_What is expected_
Reproduce the listing below exactly, beginning with its first line and ending with the line that holds "(100,\yy) -- (1812,\yy);"; pictures are not part of the copy.

_Dataset content_
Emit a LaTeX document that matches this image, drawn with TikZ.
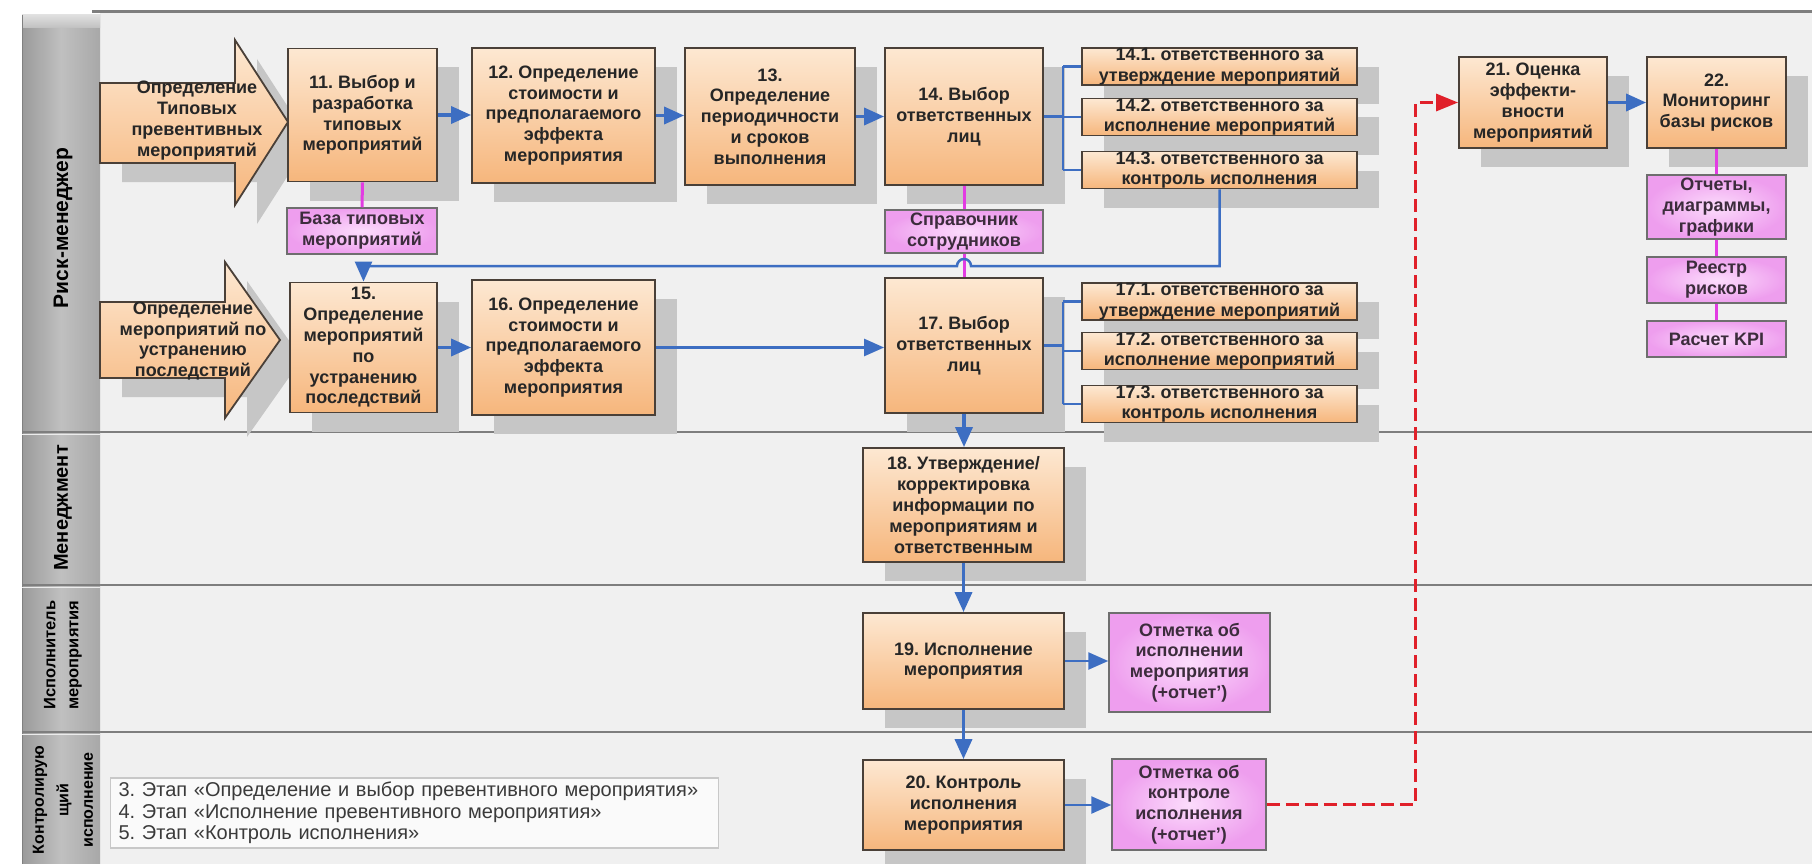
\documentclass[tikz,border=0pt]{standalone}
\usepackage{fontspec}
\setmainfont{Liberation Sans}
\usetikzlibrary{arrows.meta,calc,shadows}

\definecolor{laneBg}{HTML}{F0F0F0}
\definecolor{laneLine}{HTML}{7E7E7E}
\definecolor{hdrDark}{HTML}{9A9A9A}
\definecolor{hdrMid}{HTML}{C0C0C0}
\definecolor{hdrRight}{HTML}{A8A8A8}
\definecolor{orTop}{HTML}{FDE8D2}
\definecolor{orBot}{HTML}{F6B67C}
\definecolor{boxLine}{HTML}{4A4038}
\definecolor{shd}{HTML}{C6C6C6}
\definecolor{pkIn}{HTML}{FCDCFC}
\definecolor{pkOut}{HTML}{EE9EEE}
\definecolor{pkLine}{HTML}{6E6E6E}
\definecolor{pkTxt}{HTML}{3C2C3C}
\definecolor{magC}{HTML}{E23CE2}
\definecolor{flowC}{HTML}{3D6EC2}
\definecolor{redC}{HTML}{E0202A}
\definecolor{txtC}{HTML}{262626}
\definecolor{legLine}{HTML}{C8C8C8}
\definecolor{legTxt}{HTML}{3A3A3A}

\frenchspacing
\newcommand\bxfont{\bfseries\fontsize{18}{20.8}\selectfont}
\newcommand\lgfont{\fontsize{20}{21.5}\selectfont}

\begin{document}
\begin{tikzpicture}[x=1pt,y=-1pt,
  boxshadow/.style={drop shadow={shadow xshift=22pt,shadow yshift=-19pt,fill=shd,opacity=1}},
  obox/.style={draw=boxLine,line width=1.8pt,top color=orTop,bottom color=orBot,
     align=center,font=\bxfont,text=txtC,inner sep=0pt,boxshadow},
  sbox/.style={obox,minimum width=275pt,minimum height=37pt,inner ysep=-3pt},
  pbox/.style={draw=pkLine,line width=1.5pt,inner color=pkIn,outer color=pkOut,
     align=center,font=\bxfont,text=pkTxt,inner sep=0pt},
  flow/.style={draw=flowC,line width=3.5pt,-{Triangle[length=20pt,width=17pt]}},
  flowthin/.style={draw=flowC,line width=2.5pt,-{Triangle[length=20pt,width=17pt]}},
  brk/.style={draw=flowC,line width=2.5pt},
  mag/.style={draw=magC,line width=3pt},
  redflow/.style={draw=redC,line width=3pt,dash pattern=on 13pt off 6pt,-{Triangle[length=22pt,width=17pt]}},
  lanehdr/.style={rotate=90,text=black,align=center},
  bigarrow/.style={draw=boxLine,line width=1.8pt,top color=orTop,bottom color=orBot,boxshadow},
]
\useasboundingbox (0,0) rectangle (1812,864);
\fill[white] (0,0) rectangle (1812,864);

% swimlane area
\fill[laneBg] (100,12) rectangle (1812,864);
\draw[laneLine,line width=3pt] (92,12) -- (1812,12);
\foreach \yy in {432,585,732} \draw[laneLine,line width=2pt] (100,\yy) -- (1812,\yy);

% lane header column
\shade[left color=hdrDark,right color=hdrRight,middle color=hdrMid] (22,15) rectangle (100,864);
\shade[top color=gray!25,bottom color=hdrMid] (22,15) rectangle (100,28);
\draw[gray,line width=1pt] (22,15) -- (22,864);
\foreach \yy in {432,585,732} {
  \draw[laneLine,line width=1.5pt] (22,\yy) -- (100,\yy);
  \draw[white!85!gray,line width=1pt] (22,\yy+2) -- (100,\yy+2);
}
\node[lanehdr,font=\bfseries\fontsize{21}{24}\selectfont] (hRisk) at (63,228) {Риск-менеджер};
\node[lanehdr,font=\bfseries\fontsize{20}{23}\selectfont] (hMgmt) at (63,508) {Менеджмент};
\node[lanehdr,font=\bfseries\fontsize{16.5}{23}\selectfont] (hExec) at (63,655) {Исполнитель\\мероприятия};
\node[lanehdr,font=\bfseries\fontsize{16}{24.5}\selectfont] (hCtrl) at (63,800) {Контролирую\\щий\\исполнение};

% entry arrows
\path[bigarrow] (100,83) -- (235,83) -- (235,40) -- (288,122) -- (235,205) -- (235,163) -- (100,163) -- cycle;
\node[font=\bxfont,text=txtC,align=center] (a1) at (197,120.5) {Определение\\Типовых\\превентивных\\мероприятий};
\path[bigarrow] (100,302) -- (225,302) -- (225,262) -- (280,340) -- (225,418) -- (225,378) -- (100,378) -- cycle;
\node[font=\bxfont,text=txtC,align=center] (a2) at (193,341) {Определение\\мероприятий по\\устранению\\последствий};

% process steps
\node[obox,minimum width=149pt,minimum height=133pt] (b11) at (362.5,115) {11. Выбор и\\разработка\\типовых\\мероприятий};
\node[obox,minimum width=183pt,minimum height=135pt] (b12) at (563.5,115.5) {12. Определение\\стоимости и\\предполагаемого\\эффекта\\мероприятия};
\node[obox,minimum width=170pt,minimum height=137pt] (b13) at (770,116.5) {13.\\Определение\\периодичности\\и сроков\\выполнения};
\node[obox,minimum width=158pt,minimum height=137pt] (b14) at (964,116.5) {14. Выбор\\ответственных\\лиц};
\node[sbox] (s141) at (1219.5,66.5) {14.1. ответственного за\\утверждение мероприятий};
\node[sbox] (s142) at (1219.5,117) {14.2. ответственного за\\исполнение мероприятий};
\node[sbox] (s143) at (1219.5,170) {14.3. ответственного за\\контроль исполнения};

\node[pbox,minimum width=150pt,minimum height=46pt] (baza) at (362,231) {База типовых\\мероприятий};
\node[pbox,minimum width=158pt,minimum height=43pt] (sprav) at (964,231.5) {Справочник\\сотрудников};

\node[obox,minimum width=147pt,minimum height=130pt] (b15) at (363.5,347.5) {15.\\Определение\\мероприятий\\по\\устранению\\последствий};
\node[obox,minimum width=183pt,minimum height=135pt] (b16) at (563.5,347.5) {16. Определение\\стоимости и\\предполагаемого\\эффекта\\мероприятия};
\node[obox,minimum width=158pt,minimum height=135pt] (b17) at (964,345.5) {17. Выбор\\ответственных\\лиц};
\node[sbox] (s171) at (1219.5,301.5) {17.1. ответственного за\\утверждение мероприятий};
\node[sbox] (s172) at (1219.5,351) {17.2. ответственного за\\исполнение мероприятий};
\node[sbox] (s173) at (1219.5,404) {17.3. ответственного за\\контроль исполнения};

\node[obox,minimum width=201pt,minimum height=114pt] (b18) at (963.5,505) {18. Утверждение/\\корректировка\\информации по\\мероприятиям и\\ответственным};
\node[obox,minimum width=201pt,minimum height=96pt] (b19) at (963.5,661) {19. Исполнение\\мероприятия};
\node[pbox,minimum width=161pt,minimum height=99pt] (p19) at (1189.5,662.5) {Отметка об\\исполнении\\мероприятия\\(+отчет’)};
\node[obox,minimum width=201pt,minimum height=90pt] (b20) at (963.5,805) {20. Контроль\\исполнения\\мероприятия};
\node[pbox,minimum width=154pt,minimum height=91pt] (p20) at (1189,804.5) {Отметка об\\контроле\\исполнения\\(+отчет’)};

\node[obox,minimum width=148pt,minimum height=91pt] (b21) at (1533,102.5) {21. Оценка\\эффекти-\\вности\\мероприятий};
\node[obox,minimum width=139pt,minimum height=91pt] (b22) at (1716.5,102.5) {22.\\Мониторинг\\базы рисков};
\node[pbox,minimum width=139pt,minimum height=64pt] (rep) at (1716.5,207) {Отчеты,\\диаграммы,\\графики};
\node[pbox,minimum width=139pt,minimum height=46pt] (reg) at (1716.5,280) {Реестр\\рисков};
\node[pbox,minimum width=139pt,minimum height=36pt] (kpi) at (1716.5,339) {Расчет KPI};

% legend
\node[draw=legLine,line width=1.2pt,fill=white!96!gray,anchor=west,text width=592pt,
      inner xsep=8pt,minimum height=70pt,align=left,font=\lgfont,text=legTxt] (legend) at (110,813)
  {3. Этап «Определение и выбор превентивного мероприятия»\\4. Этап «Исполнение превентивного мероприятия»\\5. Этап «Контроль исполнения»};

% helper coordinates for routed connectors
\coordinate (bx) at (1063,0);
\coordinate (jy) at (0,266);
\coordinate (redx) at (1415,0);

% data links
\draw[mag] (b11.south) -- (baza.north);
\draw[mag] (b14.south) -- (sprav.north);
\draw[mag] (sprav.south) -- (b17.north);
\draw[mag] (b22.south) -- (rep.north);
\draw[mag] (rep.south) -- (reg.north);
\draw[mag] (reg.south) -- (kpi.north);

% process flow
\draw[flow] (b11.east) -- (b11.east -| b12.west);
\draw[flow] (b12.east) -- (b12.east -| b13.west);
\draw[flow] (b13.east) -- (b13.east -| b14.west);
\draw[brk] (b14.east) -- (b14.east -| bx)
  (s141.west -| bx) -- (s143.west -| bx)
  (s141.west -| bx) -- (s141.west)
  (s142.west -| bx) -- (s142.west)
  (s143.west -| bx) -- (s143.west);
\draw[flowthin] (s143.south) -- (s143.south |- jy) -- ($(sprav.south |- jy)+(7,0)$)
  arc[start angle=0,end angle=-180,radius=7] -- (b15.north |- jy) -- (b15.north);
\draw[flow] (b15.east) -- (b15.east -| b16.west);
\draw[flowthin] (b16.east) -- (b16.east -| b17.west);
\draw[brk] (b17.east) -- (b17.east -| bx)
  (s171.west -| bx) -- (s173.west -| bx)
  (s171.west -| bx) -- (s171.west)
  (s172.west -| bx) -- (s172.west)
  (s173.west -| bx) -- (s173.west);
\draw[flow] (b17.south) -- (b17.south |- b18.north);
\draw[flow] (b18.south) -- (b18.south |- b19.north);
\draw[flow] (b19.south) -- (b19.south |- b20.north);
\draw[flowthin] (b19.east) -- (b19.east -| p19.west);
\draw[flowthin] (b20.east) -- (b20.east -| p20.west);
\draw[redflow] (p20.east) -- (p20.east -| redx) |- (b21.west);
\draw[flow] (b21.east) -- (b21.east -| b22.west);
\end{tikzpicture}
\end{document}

_Answer to the task_
Emit a LaTeX document that matches this image, drawn with TikZ.
\documentclass[tikz,border=0pt]{standalone}
\usepackage{fontspec}
\setmainfont{Liberation Sans}
\usetikzlibrary{arrows.meta,calc,shadows}

\definecolor{laneBg}{HTML}{F0F0F0}
\definecolor{laneLine}{HTML}{7E7E7E}
\definecolor{hdrDark}{HTML}{9A9A9A}
\definecolor{hdrMid}{HTML}{C0C0C0}
\definecolor{hdrRight}{HTML}{A8A8A8}
\definecolor{orTop}{HTML}{FDE8D2}
\definecolor{orBot}{HTML}{F6B67C}
\definecolor{boxLine}{HTML}{4A4038}
\definecolor{shd}{HTML}{C6C6C6}
\definecolor{pkIn}{HTML}{FCDCFC}
\definecolor{pkOut}{HTML}{EE9EEE}
\definecolor{pkLine}{HTML}{6E6E6E}
\definecolor{pkTxt}{HTML}{3C2C3C}
\definecolor{magC}{HTML}{E23CE2}
\definecolor{flowC}{HTML}{3D6EC2}
\definecolor{redC}{HTML}{E0202A}
\definecolor{txtC}{HTML}{262626}
\definecolor{legLine}{HTML}{C8C8C8}
\definecolor{legTxt}{HTML}{3A3A3A}

\frenchspacing
\newcommand\bxfont{\bfseries\fontsize{18}{20.8}\selectfont}
\newcommand\lgfont{\fontsize{20}{21.5}\selectfont}

\begin{document}
\begin{tikzpicture}[x=1pt,y=-1pt,
  boxshadow/.style={drop shadow={shadow xshift=22pt,shadow yshift=-19pt,fill=shd,opacity=1}},
  obox/.style={draw=boxLine,line width=1.8pt,top color=orTop,bottom color=orBot,
     align=center,font=\bxfont,text=txtC,inner sep=0pt,boxshadow},
  sbox/.style={obox,minimum width=275pt,minimum height=37pt,inner ysep=-3pt},
  pbox/.style={draw=pkLine,line width=1.5pt,inner color=pkIn,outer color=pkOut,
     align=center,font=\bxfont,text=pkTxt,inner sep=0pt},
  flow/.style={draw=flowC,line width=3.5pt,-{Triangle[length=20pt,width=17pt]}},
  flowthin/.style={draw=flowC,line width=2.5pt,-{Triangle[length=20pt,width=17pt]}},
  brk/.style={draw=flowC,line width=2.5pt},
  mag/.style={draw=magC,line width=3pt},
  redflow/.style={draw=redC,line width=3pt,dash pattern=on 13pt off 6pt,-{Triangle[length=22pt,width=17pt]}},
  lanehdr/.style={rotate=90,text=black,align=center},
  bigarrow/.style={draw=boxLine,line width=1.8pt,top color=orTop,bottom color=orBot,boxshadow},
]
\useasboundingbox (0,0) rectangle (1812,864);
\fill[white] (0,0) rectangle (1812,864);

% swimlane area
\fill[laneBg] (100,12) rectangle (1812,864);
\draw[laneLine,line width=3pt] (92,12) -- (1812,12);
\foreach \yy in {432,585,732} \draw[laneLine,line width=2pt] (100,\yy) -- (1812,\yy);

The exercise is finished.